Лицо этого русского танцора, худощавое, бледное, резко очерченное, тонкое и красивое, не походило на лицо того или иного театрального кумира. Это было лицо аскета, фанатика. В его глубоких холодных серых глазах светился огонь энтузиазма. Он жил красотой – красотой, которую понимал как сочетание железной дисциплины с подлинной одухотворенностью. Учитель Риппл утверждал, что не может быть красоты в танце, если она не покоится на безупречном физическом развитии, на такой тренированности мышц, которая позволяет танцовщице или танцору бесконечно долго сохранять любую принятую позу. На этом принципе зиждется уверенная и непоколебимая слава русской балетной школы; так создавался «Танец огня» и все другие поэмы в жестах – вся радость балетных зрелищ.
Взгляды месье Н. были восприняты Риппл, стали частью ее души. Она зажглась огнем его энтузиазма. Увлеченная высокими творческими идеями учителя, ученица постоянно стремилась к новым достижениям. Далеко не всегда первое увлечение так благотворно влияет на развитие духовного мира человека. Риппл снова повезло, ибо в жизнь ее вошел незаурядный человек.
Она едва замечала в нем мужчину, несмотря на его тонкую, одухотворенную красоту. Риппл все еще не могла оторвать глаз от его движений, поворота головы, от чистых линий его немного впалых щек, от его серьезного глубокого взгляда, от изгиба его руки, когда он брал лейку и, размахивая ею, поливал пол студии, чтобы он не был таким скользким. Она впитывала в себя каждый звук его голоса, когда он переходил от замечаний на плавном английском языке («Нет, нет, нет нет. Это еще не так. Еще раз.
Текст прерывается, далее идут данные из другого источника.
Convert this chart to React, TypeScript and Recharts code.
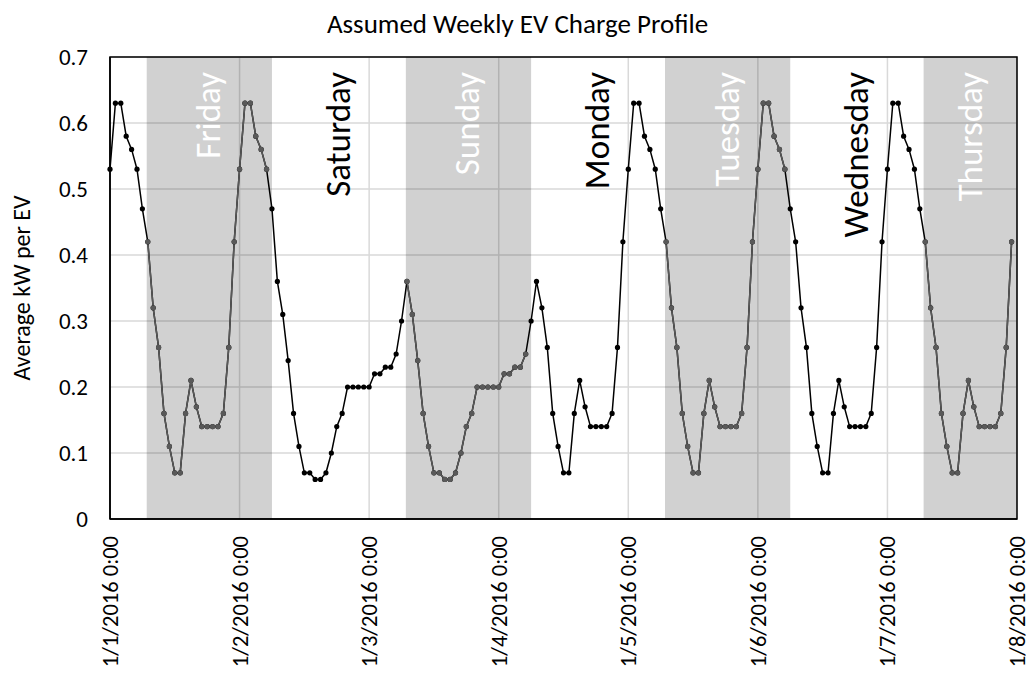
import { CartesianGrid, Line, LineChart, ReferenceArea, ReferenceLine, XAxis, YAxis } from "recharts"

const FONT = "Carlito, Calibri, Lato, 'Liberation Sans', sans-serif"

// hourly kW per EV, one array per calendar day (0:00 .. 23:00)
const fri = [0.53, 0.63, 0.63, 0.58, 0.56, 0.53, 0.47, 0.42, 0.32, 0.26, 0.16, 0.11, 0.07, 0.07, 0.16, 0.21, 0.17, 0.14, 0.14, 0.14, 0.14, 0.16, 0.26, 0.42]
const sat = [0.53, 0.63, 0.63, 0.58, 0.56, 0.53, 0.47, 0.36, 0.31, 0.24, 0.16, 0.11, 0.07, 0.07, 0.06, 0.06, 0.07, 0.1, 0.14, 0.16, 0.2, 0.2, 0.2, 0.2]
const sun = [0.2, 0.22, 0.22, 0.23, 0.23, 0.25, 0.3, 0.36, 0.31, 0.24, 0.16, 0.11, 0.07, 0.07, 0.06, 0.06, 0.07, 0.1, 0.14, 0.16, 0.2, 0.2, 0.2, 0.2]
const mon = [0.2, 0.22, 0.22, 0.23, 0.23, 0.25, 0.3, 0.36, 0.32, 0.26, 0.16, 0.11, 0.07, 0.07, 0.16, 0.21, 0.17, 0.14, 0.14, 0.14, 0.14, 0.16, 0.26, 0.42]
const tue = [0.53, 0.63, 0.63, 0.58, 0.56, 0.53, 0.47, 0.42, 0.32, 0.26, 0.16, 0.11, 0.07, 0.07, 0.16, 0.21, 0.17, 0.14, 0.14, 0.14, 0.14, 0.16, 0.26, 0.42]
const wed = [0.53, 0.63, 0.63, 0.58, 0.56, 0.53, 0.47, 0.42, 0.32, 0.26, 0.16, 0.11, 0.07, 0.07, 0.16, 0.21, 0.17, 0.14, 0.14, 0.14, 0.14, 0.16, 0.26, 0.42]
const thu = [0.53, 0.63, 0.63, 0.58, 0.56, 0.53, 0.47, 0.42, 0.32, 0.26, 0.16, 0.11, 0.07, 0.07, 0.16, 0.21, 0.17, 0.14, 0.14, 0.14, 0.14, 0.16, 0.26, 0.42]

const dateLabels = ["1/1/2016 0:00", "1/2/2016 0:00", "1/3/2016 0:00", "1/4/2016 0:00", "1/5/2016 0:00", "1/6/2016 0:00", "1/7/2016 0:00", "1/8/2016 0:00"]
const xTicks = [0, 24, 48, 72, 96, 120, 144, 168]
const yTicks = [0, 0.1, 0.2, 0.3, 0.4, 0.5, 0.6, 0.7]

// shaded day bands (hours from 1/1 0:00)
const bandStart = [6.8, 54.8, 102.8, 150.7]
const bandEnd = [30, 78, 126, 168]

const dayNames = ["Friday", "Saturday", "Sunday", "Monday", "Tuesday", "Wednesday", "Thursday"]
const dayCenter = [18.4, 42.4, 66.4, 90.4, 114.4, 138.4, 159.4]
const dayShaded = [true, false, true, false, true, false, true]

const values = [...fri, ...sat, ...sun, ...mon, ...tue, ...wed, ...thu]
const inBand = (h: number) => bandStart.some((s, i) => h > s && h < bandEnd[i])
const data = values.map((v, h) => ({ hour: h, kw: v, shaded: inBand(h) ? v : null }))

const dayLabel = (name: string, color: string) => (props: any) => {
  const vb = props.viewBox
  return (
    <text
      transform={`translate(${vb.x + 11},${vb.y + 15}) rotate(-90)`}
      textAnchor="end"
      fill={color}
      fontSize={35}
      fontFamily={FONT}
    >
      {name}
    </text>
  )
}

const DateTick = (props: any) => {
  const { x, y, payload } = props
  return (
    <text
      transform={`translate(${x + 8},${y + 9}) rotate(-90)`}
      textAnchor="end"
      fill="#000"
      fontSize={22.5}
      fontFamily={FONT}
    >
      {dateLabels[xTicks.indexOf(payload.value)]}
    </text>
  )
}

const yTitle = (props: any) => {
  const vb = props.viewBox
  return (
    <text
      transform={`translate(22,${vb.y + vb.height / 2}) rotate(-90)`}
      textAnchor="middle"
      fill="#000"
      fontSize={24}
      fontFamily={FONT}
    >
      Average kW per EV
    </text>
  )
}

export default function App() {
  return (
    <div style={{ position: "relative", width: 1019, height: 661 }}>
      <div
        style={{
          position: "absolute",
          top: -1,
          left: 0,
          width: 1019,
          textAlign: "center",
          fontFamily: FONT,
          fontSize: 27,
          color: "#000",
        }}
      >
        Assumed Weekly EV Charge Profile
      </div>
      <LineChart width={1019} height={661} data={data} margin={{ top: 49, right: 10, left: 22, bottom: 10 }}>
        <CartesianGrid stroke="#d9d9d9" strokeWidth={1.5} />
        {bandStart.map((s, i) => (
          <ReferenceArea key={s} x1={s} x2={bandEnd[i]} y1={0} y2={0.7} fill="#000" fillOpacity={0.18} stroke="none" />
        ))}
        {dayNames.map((d, i) => (
          <ReferenceLine
            key={d}
            x={dayCenter[i]}
            stroke="none"
            label={dayLabel(d, dayShaded[i] ? "#fff" : "#000")}
          />
        ))}
        <XAxis
          dataKey="hour"
          type="number"
          domain={[0, 168]}
          ticks={xTicks}
          height={140}
          tickLine={false}
          axisLine={{ stroke: "#000", strokeWidth: 1.5 }}
          tick={<DateTick />}
          interval={0}
        />
        <YAxis
          domain={[0, 0.7]}
          ticks={yTicks}
          width={80}
          tickLine={false}
          axisLine={{ stroke: "#000", strokeWidth: 1.5 }}
          tickMargin={16}
          tick={{ fill: "#000", fontSize: 23, fontFamily: FONT }}
          tickFormatter={(v) => (v === 0 ? "0" : v.toFixed(1))}
          label={yTitle}
        />
        <ReferenceArea x1={0} x2={168} y1={0} y2={0.7} fill="none" stroke="#000" strokeWidth={1.5} />
        <Line
          dataKey="kw"
          stroke="#000"
          strokeWidth={1.5}
          dot={{ r: 2.6, fill: "#000", stroke: "none" }}
          isAnimationActive={false}
        />
        <Line
          dataKey="shaded"
          stroke="#595959"
          strokeWidth={1.5}
          dot={{ r: 2.6, fill: "#595959", stroke: "none" }}
          connectNulls={false}
          isAnimationActive={false}
        />
      </LineChart>
    </div>
  )
}
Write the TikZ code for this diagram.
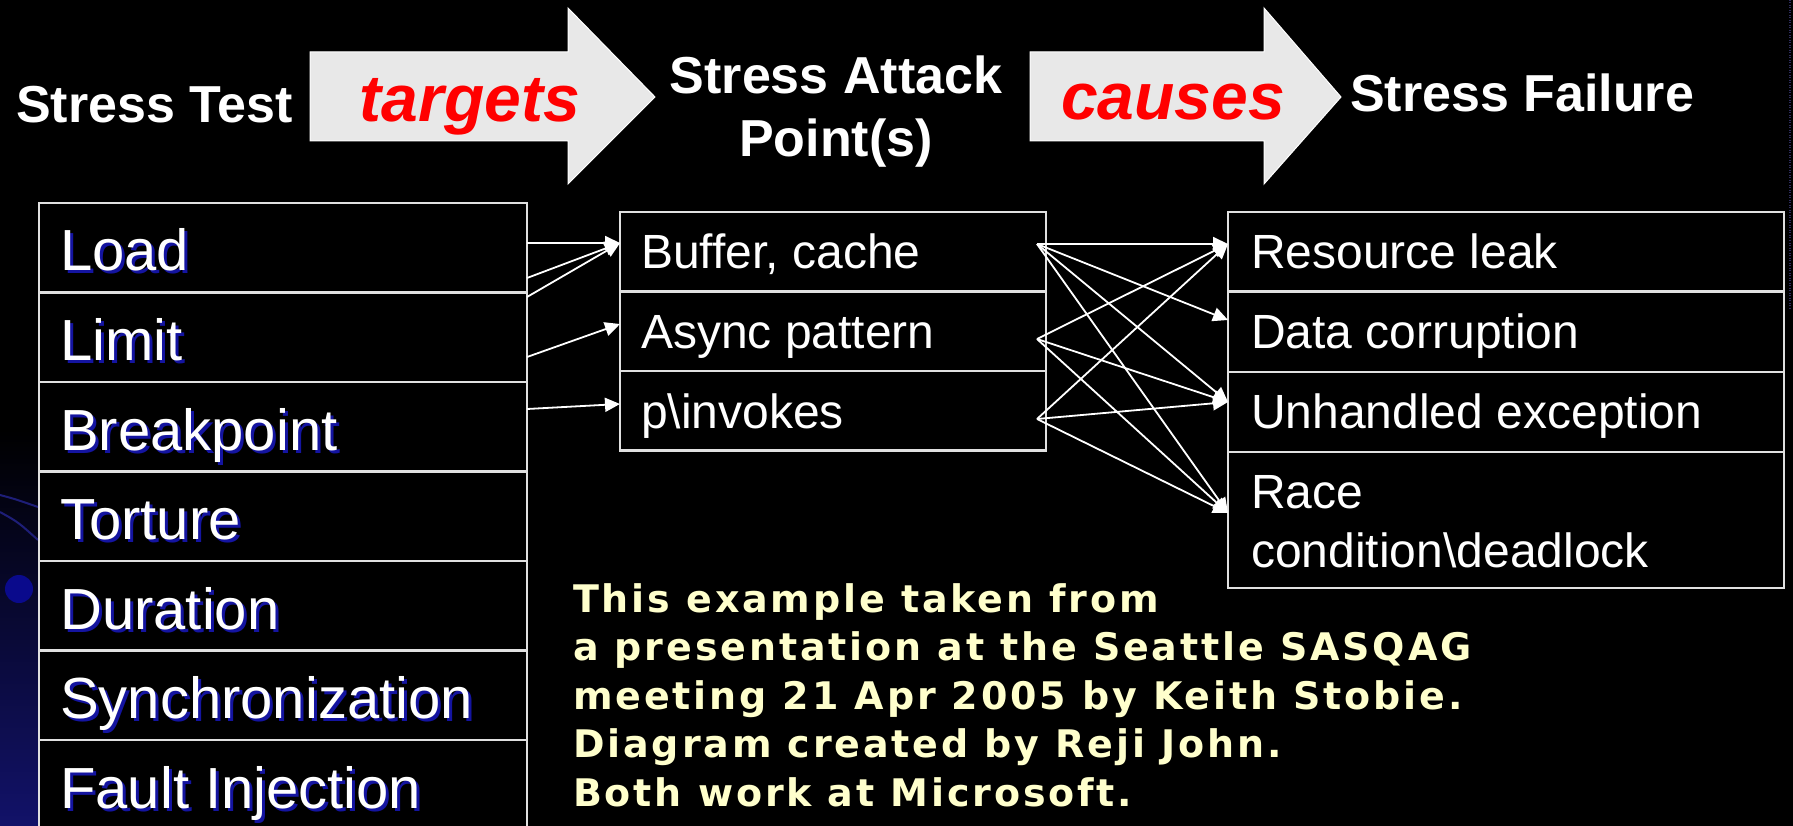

Это еще не так») к живому непонятному ей русскому диалогу с пианистом или к техническим указаниям по-французски.
Восторженно воспринимала Риппл редкую похвалу учителя (внушительным тоном произносимые слова: «Хорошо. Очень хорошо»). В самом деле, его слова глубоко волновали ее. Под его влиянием ее внутреннее «я», с каждым днем совершенствуясь, смягчалось и углублялось. Никогда еще юная влюбленная девушка не была так страстно увлечена своими душевными переживаниями, как эта шестнадцатилетняя ученица, готовая на героический подвиг ради русского артиста, человека, на много лет старше ее.
«Он изумителен, – тысячу раз повторяла себе Риппл. – Он не думает ни о себе, ни о нас. Думает только о том, как все это должно быть исполнено. Он прав, и он всегда изумителен».
VI
Наступил день, когда Риппл захотелось высказать эту мысль вслух:
– Он изумителен! – Теперь она уже громко говорила о своем восхищении, что было раньше немыслимо для такой сдержанной юной девушки. Теперь она говорила:
– Он самый удивительный из людей, каких я когда-либо встречала, – Риппл заявила это в уборной, где вместе с одной из своих подруг меняла туфли. Это была танцовщица с. голубым бантом в волосах. Она была старшей в классе и практически уже заканчивала балетную школу. И все же, урвав время между покупками, девушка постоянно возвращалась в школу брать уроки, совершенствоваться и отделывать некоторые детали, в которых чувствовала себя неуверенно. Чем больше учится балерина, тем яснее она сознает, как многого ей еще недостает и как мало у нее времени, которое она могла бы посвятить учению. Представьте себе только: быть балериной!
Девушка с голубой лентой в волосах отнеслась к словам Риппл не так, как та ожидала:
– Влюбилась в месье Н.? (Русского танцовщика всегда называли его собственным именем, а не уменьшительным, без фамильярности, без критики. Это тоже была дань его авторитету).
– Бедное дитя! Влюбиться в месье Н.? О, я бы не могла!
– А я не могла не влюбиться, – шепотом призналась Риппл, удивляясь самой себе. Она никогда не думала, что сможет вымолвить это. Ее заботливая нежная мать дома никогда не услышала бы такого признания, но здесь она вдруг почувствовала потребность поделиться своей тайной, Она доверила ее этой отзывчивой чужой девушке, на пять лет старше ее, и та сказала:
– По-моему, хорошо, что не все мы выбрали одного и того же человека.
– Тут нельзя выбирать, – объяснила Риппл, поспешно завязывая крест-накрест ленты на ноге, – Все происходит само собой. Никто не может помешать этому. Впрочем, он ничего не знает. Конечно, оттого, что он никогда не узнает, это становится еще приятнее, еще дороже, – страстно добавила она.